Which raises the question of whether your internal narrative has kept pace. Most RTO communications were written to project confidence and finality: this is what we decided, here's why, here's when. The conditions those messages were built on like a frozen market, fewer alternatives, weaker worker leverage have shifted, and employees know it. A narrative that was accurate eighteen months ago, left unchanged, now reads as either oblivious or indifferent to what people are living through. Neither is a position you want to hold onto.
Two-thirds of CFOs now own the strategy function. Five years ago, that number was under a third.
McKinsey & Company's 24th annual Global CFO Forum brought together about 100 finance chiefs from more than 30 countries this month, and Andy West, global co-leader of the firm's strategy and corporate finance practice, ran a straw poll: does the strategy function report to you? About two-thirds of the room raised a hand whereas five years ago it would have been under a third.
"We are definitely in a new era," he told Fortune. The explanation isn't complicated. McKinsey tracks a metric it calls the "shuffle rate" which shows how frequently companies gain or lose market share within industries and that rate has risen roughly 50 percent across all industries since the mid-90s. In faster-moving competitive environments, boards and CEOs are putting strategic authority closer to the person who controls capital allocation and can read the financial signals fastest. The CFO, in many organizations, has now become the person running both the money and the plan.

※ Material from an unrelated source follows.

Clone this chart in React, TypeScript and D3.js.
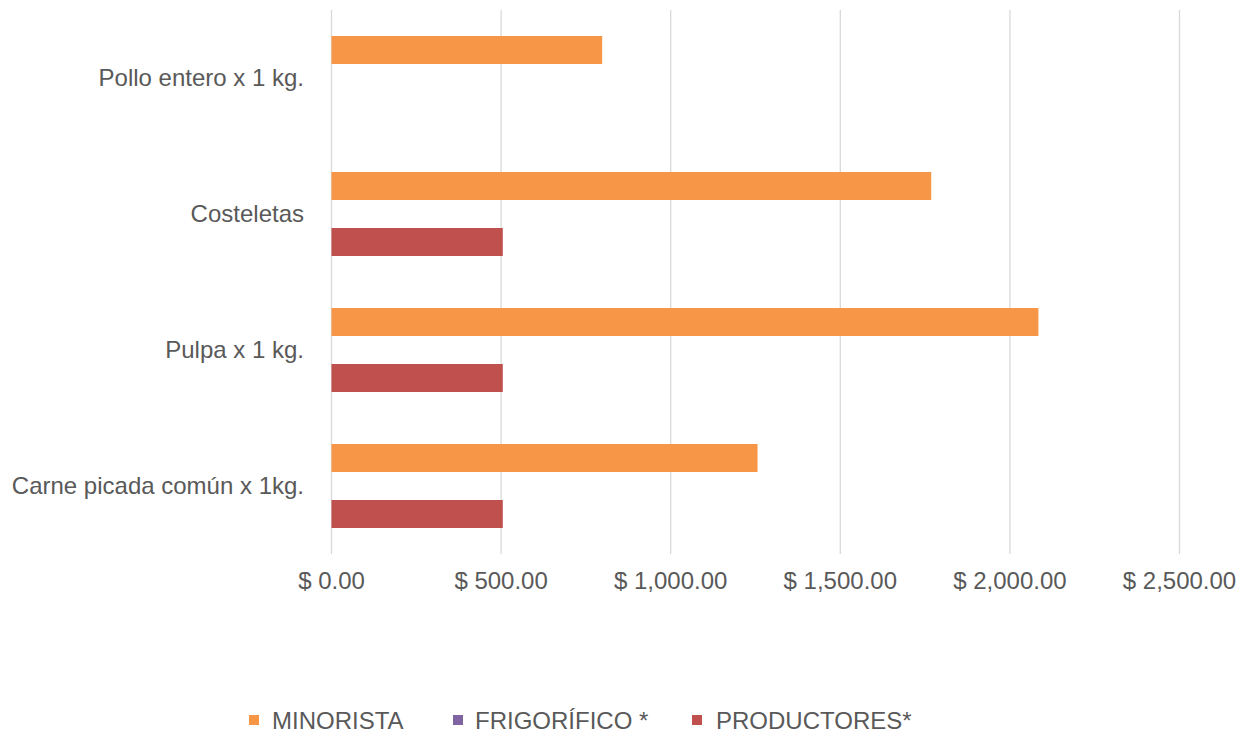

The obvious implication for communicators is the investor relations overlap, but that border has always been shared territory. The shift that matters more is around resource allocation. Because when the CFO owns strategy, the CFO owns the criteria by which every function's contribution gets judged, and those criteria are financial. Strategy run out of the CEO's office left room for judgment calls about reputation, trust, and relationships, value a CEO can feel even when no one can model it. Strategy run out of finance defaults to what can be measured, and communications has historically been the function least equipped to state its return in that language. The value is real as we know but the attribution is hard. That distinction protected comms budgets when the person approving them shared the intuition but it offers no protection to a CFO looking at a spreadsheet.

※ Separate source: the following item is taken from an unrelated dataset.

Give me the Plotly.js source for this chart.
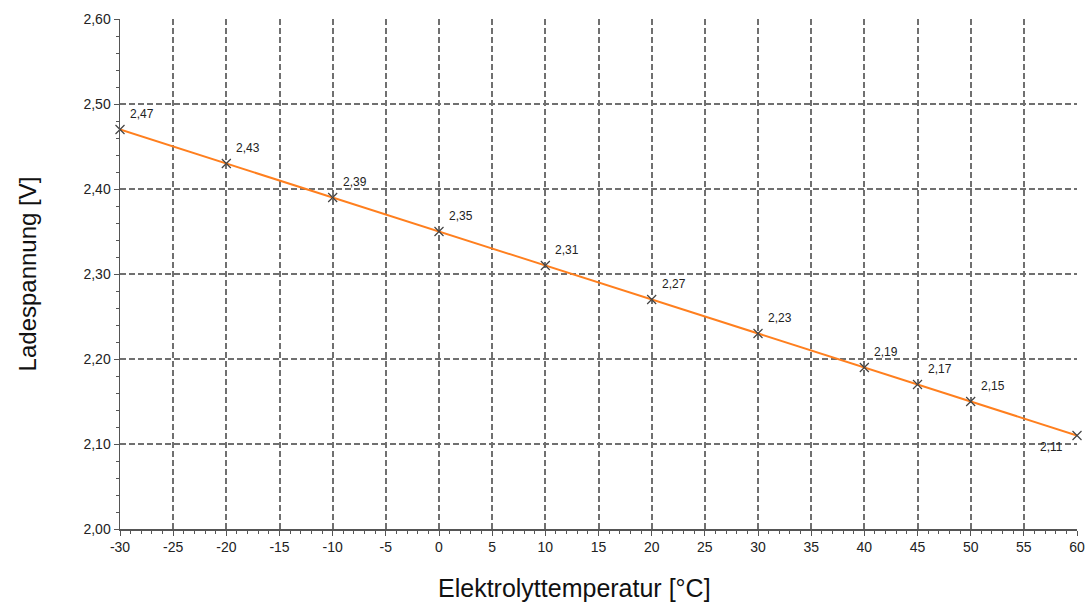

Budget season for 2027 is about to open, and the headcount and program asks that used to be defended with coverage volume, share of voice, and sentiment scores now land on the desk of someone who funds by return. So what your teams should be thinking about right now is a translation exercise: pick the business outcomes that sit closest to your work (pipeline touched by earned coverage, crisis costs avoided, recruiting spend against employer reputation, pricing power protected by trust) and put a number on at least one of them, even a conservative number with visible assumptions. Walking in and saying "this program influenced $4 million in pipeline, here's the model, challenge my assumptions" starts a finance conversation but walking in with impressions starts a cut.
The harder question sits underneath the budget one. A CFO who owns strategy is deciding which functions are strategic and which are overhead, and that sorting is happening now, in rooms most communications leaders aren't in. So the test for your own 2027 request: if it landed on the CFO's desk this afternoon, is there a single line in it the CFO would recognize as a return?